I admit, once more, to losing track as a “Canadian,” although at least this time the terminology is positive: “We are indeed ‘this’ and ‘that.’”

Some pretty specific stuff in the now-defunct Global Affairs guide – shame you missed it. For example…

“When lining up in a public place, the bank for instance, Canadians require at least 14 inches of space…”

Right down to the inch? Granted, I’m not the most social-media savvy citizen you could find, but I think a colloquial Canadian response to this – at least on-line – might be “WTF!!!”

Ottawa-Toronto 2015 (Day 7) - 02
… anybody here still know that guy, Al Waxman?

Still, please don’t let me speak on your behalf. That said, that guide seemed to have been compiled by one person in an interview format with a second person because it was written with a first-person perspective: uniquely Canadian, you might say.

Now, if your rejoinder is to excuse that guide as merely a helpful list of suggestions for what is “Canadian,” then allow me to counter with the challenge to separate, in its suggestions, what are quintessential as compared to what are stereotypical descriptions. After all, what Canadian does NOT love beer and hockey and The Hip, just as they detest the gesturing of hands and public displays of affection?

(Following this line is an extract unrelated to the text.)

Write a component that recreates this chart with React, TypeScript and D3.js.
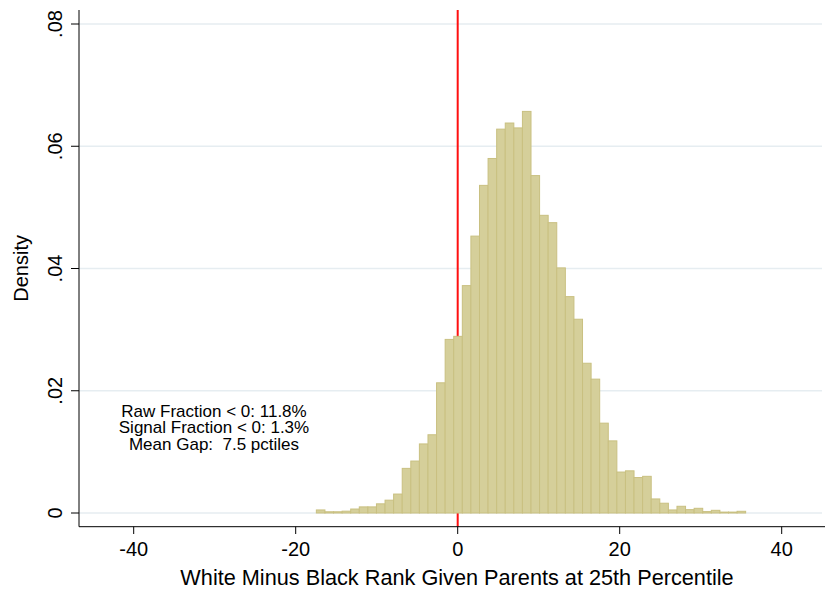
import React from "react";
import * as d3 from "d3";

// Histogram data (density per bin)
const binStart = -17.45;
const binWidth = 1.06;
const densities = [
  0.0005, 0.0002, 0.0002, 0.0003, 0.00065, 0.001, 0.001, 0.0015, 0.0021, 0.0031,
  0.0073, 0.0085, 0.0113, 0.0128, 0.0213, 0.0284, 0.0289, 0.0372, 0.0453, 0.0536,
  0.058, 0.0628, 0.0638, 0.063, 0.0657, 0.0552, 0.0487, 0.0475, 0.0401, 0.0354,
  0.0317, 0.0245, 0.0219, 0.0147, 0.0118, 0.0067, 0.0069, 0.0058, 0.006, 0.0023,
  0.0016, 0.0005, 0.0011, 0.00055, 0.00077, 0.00023, 0.00044, 0.00015, 0.00015, 0.00028,
];
const xTicks = [-40, -20, 0, 20, 40];
const yTicks = [0, 0.02, 0.04, 0.06, 0.08];
const yTickLabels = ["0", ".02", ".04", ".06", ".08"];
const refLine = 0;
const notes = ["Raw Fraction < 0: 11.8%", "Signal Fraction < 0: 1.3%", "Mean Gap:  7.5 pctiles"];
const xTitle = "White Minus Black Rank Given Parents at 25th Percentile";
const yTitle = "Density";

const W = 825;
const H = 592;
const font = "'Liberation Sans', Arial, Helvetica, sans-serif";

export default function App() {
  const x = d3.scaleLinear().domain([-40, 40]).range([133.7, 781.7]);
  const y = d3.scaleLinear().domain([0, 0.08]).range([513, 24]);
  const plotLeft = 79;
  const plotRight = 825;
  const plotTop = 10;
  const axisY = 526.7;

  const bins = densities.map((d, i) => ({
    x0: binStart + i * binWidth,
    x1: binStart + (i + 1) * binWidth,
    d,
  }));

  return (
    <svg
      width={W}
      height={H}
      style={{ position: "absolute", left: 0, top: 0, background: "#fff" }}
      fontFamily={font}
    >
      <rect x={0} y={0} width={W} height={H} fill="#fff" />
      {/* gridlines */}
      {yTicks.map((t) => (
        <line
          key={"g" + t}
          x1={plotLeft}
          x2={822}
          y1={y(t)}
          y2={y(t)}
          stroke="#e6edf1"
          strokeWidth={1.5}
        />
      ))}
      {/* reference line (behind bars) */}
      <line
        x1={x(refLine)}
        x2={x(refLine)}
        y1={plotTop}
        y2={axisY}
        stroke="#ff1010"
        strokeWidth={2}
      />
      {/* bars */}
      {bins.map((b, i) => (
        <rect
          key={i}
          x={x(b.x0)}
          y={y(b.d)}
          width={x(b.x1) - x(b.x0)}
          height={y(0) - y(b.d)}
          fill="#d5cf9a"
          stroke="#c9c081"
          strokeWidth={1}
        />
      ))}
      {/* y axis */}
      <line x1={plotLeft} x2={plotLeft} y1={plotTop} y2={axisY} stroke="#000" strokeWidth={1} />
      {yTicks.map((t, i) => (
        <g key={"yt" + t}>
          <line x1={71} x2={plotLeft} y1={y(t)} y2={y(t)} stroke="#000" strokeWidth={1} />
          <text
            transform={`translate(61.5,${y(t)}) rotate(-90)`}
            textAnchor="middle"
            fontSize={20}
            fill="#000"
          >
            {yTickLabels[i]}
          </text>
        </g>
      ))}
      <text
        transform={`translate(28,${(plotTop + axisY) / 2}) rotate(-90)`}
        textAnchor="middle"
        fontSize={20}
        fill="#000"
      >
        {yTitle}
      </text>
      {/* x axis */}
      <line x1={plotLeft} x2={plotRight} y1={axisY} y2={axisY} stroke="#000" strokeWidth={1} />
      {xTicks.map((t) => (
        <g key={"xt" + t}>
          <line x1={x(t)} x2={x(t)} y1={axisY} y2={534} stroke="#000" strokeWidth={1} />
          <text x={x(t)} y={556} textAnchor="middle" fontSize={20} fill="#000">
            {t}
          </text>
        </g>
      ))}
      <text x={457} y={585} textAnchor="middle" fontSize={21.7} fill="#000">
        {xTitle}
      </text>
      {/* annotation */}
      {notes.map((n, i) => (
        <text
          key={"n" + i}
          x={214}
          y={416.5 + i * 16.8}
          textAnchor="middle"
          fontSize={17}
          fill="#000"
          style={{ whiteSpace: "pre" }}
        >
          {n}
        </text>
      ))}
    </svg>
  );
}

*HINT: you’ll note how I’ve been using negative terminology…

Bowen Island Day Trip (Greycaps Pre-Season 2015-16) - 44
Beautiful British Columbia

We’re approaching another freeway on-ramp, this one a sloped and slippery freeway that circles and loops and arrives at no particular destination because at its terminus interminably works a construction crew, who build it out just a little further than before, apparently with no idea who they are, or what they do, or – perhaps worst of all – why they might want to reflect, with no small concern, upon the work they consider to be of national significance.

Seriously, am I the only one who’s concerned by this?